URS CH2M Oak Ridge landed an award of nearly $3.6 million for the six months ended March 31, good for 94 percent of the total available to the prime cleanup contractor for the former uranium enrichment facilities at the site near the Energy Department’s Oak Ridge site near Oak Ridge, Tennessee, according to the company’s latest award fee determination scorecard from DOE.
In the six-months ended this spring, the company, known as UCOR, began demolition of the K-27 uranium-enrichment facility – the last of the five gaseous diffusion plants at the site now known as the East Tennessee Technology Park. That effort is proceeding at a rate that will support [the Oak Ridge Office of Environmental Management’s] Vision 2016 objective to have the facility substantially demolished by the end of December, according to the scorecard, which was dated July 8.
The contractor got good marks from DOE, although the agency’s Oak Ridge field office did note in the score the company “experienced multiple electrical safety issues during this performance period and multiple deficiencies were noted in the surveillance and inspection rigor for operations outside of the major deactivation and demolition efforts.”

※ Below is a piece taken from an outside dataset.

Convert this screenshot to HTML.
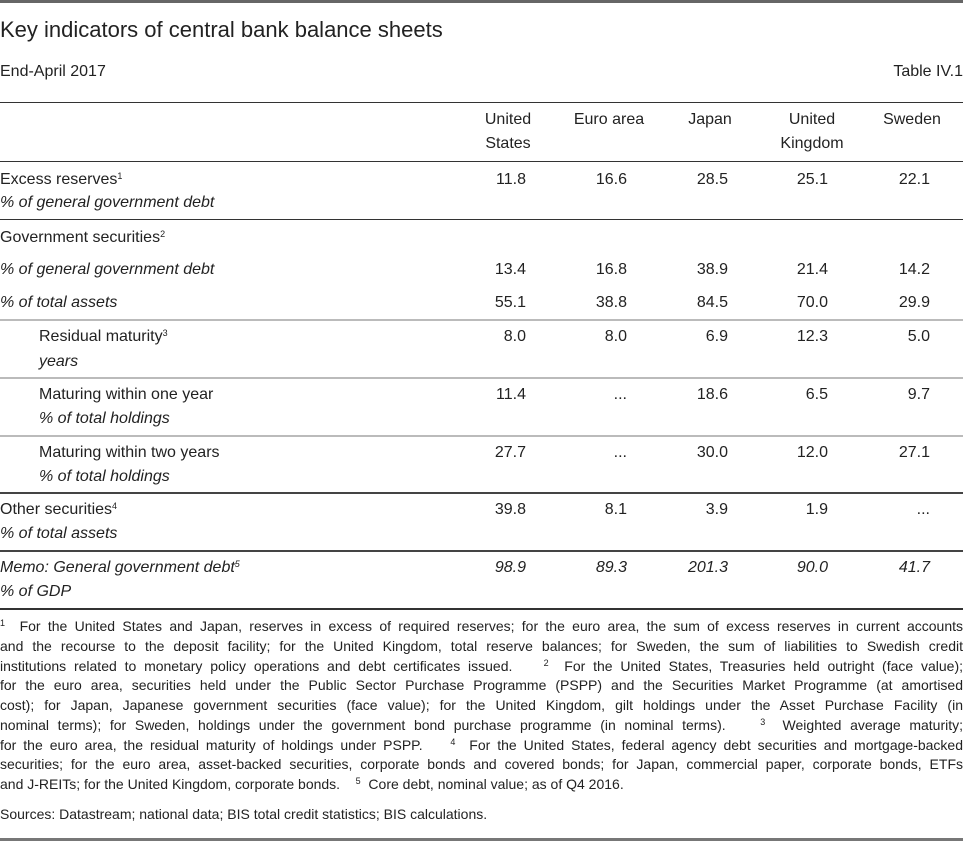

For example, walkdowns of the Molten Salt Reactor Experiment and the 6556 area uncovered “an excess volume” of liquid low-level waste, which required treatment, that UCOR inspectors did not note in their own communications with DOE.
Also in the six-month period, “inadequate protection” of two workers cutting and draining ducts in the K-631 building “could have resulted in exposure to highly toxic chemicals,” according to the scorecard.
UCOR’s nine-year cleanup runs through July 31 and could be worth up to $2.43 billion, if DOE exercises a four-year option that is coming up. The contract’s base period expires July 31.
A UCOR spokesperson did not immediately reply to requests for comment over the weekend.